Un montant de 6,45 millions d'euros au titre des prêts bonifiés a été payé, dû à des défaillances dans le système de contrôle des prêts et des bonifications d'intérêts , conséquences de difficultés de rapprochement des bases de données de l'ex-CNASEA (ASP) et des banques, notamment pour les prêts du stock 2000-2006.

Un montant de 5,79 millions d'euros au titre des primes ovines a également été payé. La Commission a relevé que la notion française de registre d'élevage ne répondait pas à l'obligation réglementaire de détention et de mise à jour d'un registre d'élevage. Elle a également constaté que le contrôle réalisé à partir de cette compilation ne permet pas de déterminer le nombre d'animaux éligibles. Enfin, elle a noté un nombre important de non-respect des règles en matière d'identification .

Exercice 2014

Le refus d'apurement supporté par le budget national a été de 427 millions d'euros .

La forte augmentation du montant d'apurement constatée pour l'année 2014 s'explique par le fait que la Commission européenne a accéléré les procédures de clôture des audits en cours.

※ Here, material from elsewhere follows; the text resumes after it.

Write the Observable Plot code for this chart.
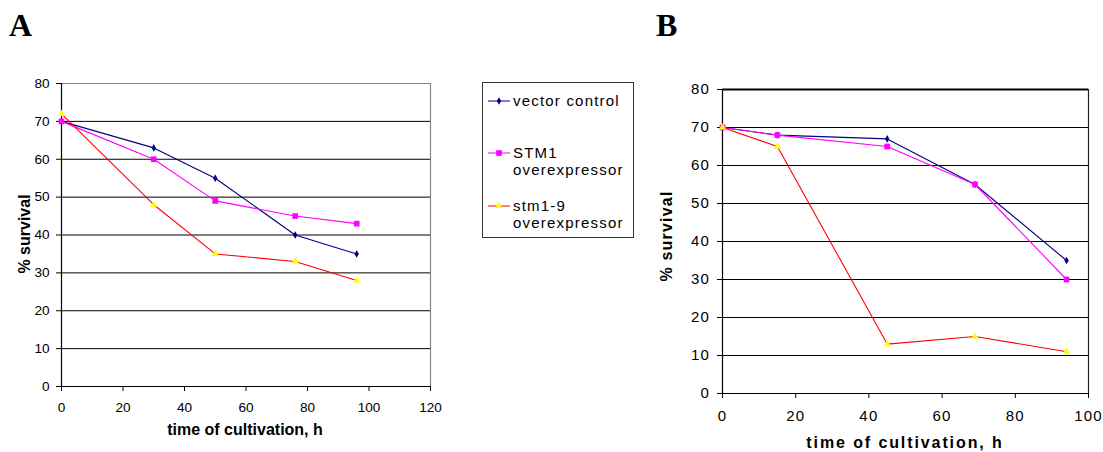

Certains de ces audits, qui comptent parmi les plus importants en termes de risque de refus d'apurement, ont été soldés au cours de l'année. Les montants élevés s'expliquent notamment par des audits dont les corrections potentielles s'appuient sur des assiettes financières très importantes et par des divergences d'interprétation réglementaire entre les services de la DG AGRI et du ministère de l'agriculture.

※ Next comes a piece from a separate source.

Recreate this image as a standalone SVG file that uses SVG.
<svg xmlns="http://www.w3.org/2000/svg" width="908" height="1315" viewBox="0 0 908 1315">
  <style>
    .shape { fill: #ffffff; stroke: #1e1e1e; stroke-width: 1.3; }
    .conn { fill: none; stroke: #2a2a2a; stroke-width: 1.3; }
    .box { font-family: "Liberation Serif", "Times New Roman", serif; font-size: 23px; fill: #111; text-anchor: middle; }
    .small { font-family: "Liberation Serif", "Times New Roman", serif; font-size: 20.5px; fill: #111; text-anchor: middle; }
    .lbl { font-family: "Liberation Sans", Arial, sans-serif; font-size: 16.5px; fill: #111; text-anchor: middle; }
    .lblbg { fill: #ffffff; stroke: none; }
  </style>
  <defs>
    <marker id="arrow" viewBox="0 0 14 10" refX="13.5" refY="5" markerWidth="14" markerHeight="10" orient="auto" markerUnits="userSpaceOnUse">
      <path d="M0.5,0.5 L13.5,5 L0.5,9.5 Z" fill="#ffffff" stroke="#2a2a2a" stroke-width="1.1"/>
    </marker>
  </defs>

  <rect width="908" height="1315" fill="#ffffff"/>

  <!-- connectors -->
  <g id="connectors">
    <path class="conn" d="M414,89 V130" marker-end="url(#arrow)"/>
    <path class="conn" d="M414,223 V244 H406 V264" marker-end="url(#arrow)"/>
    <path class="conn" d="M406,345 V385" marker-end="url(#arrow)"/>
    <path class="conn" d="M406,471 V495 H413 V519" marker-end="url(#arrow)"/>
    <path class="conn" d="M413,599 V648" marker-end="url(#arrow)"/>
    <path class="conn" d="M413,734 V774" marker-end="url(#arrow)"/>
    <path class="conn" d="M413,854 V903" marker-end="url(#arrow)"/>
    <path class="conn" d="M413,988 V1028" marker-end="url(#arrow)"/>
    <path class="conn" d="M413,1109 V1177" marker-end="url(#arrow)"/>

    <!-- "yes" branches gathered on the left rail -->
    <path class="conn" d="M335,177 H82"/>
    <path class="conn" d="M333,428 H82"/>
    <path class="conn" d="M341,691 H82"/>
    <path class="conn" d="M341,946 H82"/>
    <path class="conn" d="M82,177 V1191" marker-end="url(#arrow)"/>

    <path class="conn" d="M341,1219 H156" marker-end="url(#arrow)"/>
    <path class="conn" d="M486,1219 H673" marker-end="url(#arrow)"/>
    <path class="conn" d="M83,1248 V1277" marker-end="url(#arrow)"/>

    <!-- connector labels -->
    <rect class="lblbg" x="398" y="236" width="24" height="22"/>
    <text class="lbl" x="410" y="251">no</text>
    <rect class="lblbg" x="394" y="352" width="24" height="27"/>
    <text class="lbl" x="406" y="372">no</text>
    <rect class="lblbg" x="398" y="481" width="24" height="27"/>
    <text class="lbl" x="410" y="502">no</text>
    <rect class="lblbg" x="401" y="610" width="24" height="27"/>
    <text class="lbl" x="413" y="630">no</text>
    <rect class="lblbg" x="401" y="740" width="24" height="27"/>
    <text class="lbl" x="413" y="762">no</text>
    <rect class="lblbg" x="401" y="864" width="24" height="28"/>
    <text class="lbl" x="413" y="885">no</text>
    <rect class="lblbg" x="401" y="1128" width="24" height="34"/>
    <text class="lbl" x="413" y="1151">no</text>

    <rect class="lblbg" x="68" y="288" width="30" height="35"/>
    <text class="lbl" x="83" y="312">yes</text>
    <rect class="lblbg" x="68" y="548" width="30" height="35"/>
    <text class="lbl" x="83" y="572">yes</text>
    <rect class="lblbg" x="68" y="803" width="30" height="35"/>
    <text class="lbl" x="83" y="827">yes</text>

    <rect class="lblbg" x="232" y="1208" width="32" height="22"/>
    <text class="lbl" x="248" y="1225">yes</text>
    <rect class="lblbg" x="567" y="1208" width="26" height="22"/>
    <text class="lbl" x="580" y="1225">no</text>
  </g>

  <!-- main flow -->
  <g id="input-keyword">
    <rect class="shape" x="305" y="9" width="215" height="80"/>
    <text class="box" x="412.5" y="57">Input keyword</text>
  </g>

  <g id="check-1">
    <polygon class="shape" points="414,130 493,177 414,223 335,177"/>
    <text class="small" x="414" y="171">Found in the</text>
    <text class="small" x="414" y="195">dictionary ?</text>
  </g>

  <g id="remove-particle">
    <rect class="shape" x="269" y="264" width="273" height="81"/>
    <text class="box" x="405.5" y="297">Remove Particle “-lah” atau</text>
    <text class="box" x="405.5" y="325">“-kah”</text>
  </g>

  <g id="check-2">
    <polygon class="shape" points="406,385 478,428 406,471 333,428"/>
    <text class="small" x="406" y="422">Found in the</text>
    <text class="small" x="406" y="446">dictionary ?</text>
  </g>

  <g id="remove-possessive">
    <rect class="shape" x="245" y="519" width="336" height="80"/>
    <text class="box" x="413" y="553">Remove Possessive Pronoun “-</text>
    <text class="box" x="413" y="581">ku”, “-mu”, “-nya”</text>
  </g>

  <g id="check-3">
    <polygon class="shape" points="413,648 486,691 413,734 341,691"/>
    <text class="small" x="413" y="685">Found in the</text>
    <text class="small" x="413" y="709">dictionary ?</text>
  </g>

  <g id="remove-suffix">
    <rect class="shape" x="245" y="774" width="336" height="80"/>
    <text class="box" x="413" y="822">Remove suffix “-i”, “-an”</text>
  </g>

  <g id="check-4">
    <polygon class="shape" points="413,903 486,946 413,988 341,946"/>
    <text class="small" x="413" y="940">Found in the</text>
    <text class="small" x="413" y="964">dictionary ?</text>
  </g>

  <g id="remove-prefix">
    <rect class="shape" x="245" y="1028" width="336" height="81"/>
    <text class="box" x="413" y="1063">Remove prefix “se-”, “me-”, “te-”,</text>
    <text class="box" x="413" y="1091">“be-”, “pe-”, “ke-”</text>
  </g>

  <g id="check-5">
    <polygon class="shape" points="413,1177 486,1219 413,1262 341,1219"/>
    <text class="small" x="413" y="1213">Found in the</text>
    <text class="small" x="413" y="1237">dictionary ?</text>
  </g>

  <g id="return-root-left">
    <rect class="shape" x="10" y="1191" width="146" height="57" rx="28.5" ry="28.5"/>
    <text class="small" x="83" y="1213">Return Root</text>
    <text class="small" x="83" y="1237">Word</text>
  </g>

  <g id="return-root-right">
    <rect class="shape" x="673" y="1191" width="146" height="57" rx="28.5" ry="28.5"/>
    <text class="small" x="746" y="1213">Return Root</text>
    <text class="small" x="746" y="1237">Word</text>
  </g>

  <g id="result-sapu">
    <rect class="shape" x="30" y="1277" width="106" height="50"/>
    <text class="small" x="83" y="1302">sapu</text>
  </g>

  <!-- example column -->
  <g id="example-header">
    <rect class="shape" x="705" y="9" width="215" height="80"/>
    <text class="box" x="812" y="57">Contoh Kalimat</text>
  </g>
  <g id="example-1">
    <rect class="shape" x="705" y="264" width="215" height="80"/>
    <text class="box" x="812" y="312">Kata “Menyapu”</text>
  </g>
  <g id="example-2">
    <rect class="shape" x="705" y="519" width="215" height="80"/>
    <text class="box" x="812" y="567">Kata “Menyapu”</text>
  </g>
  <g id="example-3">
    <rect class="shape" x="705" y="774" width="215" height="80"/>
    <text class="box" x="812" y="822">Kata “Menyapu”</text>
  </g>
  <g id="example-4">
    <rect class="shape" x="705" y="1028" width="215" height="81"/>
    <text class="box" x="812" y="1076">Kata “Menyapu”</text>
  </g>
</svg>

Les deux apurements les plus importants sont dus principalement à deux audits :

- 141 millions d'euros au titre de la conditionnalité pour les années 2007 à 2009.

Les éléments d'explication rassemblés par les autorités françaises ont permis de minorer le montant initial proposé par la Commission qui était de 214 millions. La Commission a toutefois maintenu son constat d'une application trop souple des règles de conditionnalité en France, jugeant les contrôles de certaines obligations inefficaces et d'une mise en oeuvre de réductions ou de sanctions insuffisante.

- 238 millions d'euros au titre de l'octroi des droits à paiement uniques (DPU) de 2006 à 2008. La Commission a constaté que des programmes de revalorisation des droits à paiement unique ont été appliqués sans respecter complètement la réglementation communautaire.

Les autres montants sont les suivants :

- 20 millions d'euros liés au dépassement du plafond pour allocation pour l'arrachage des vignes, allocation irrégulière de la réserve nationale, consolidation de la superficie fourragère- exercices 2010 à 2012.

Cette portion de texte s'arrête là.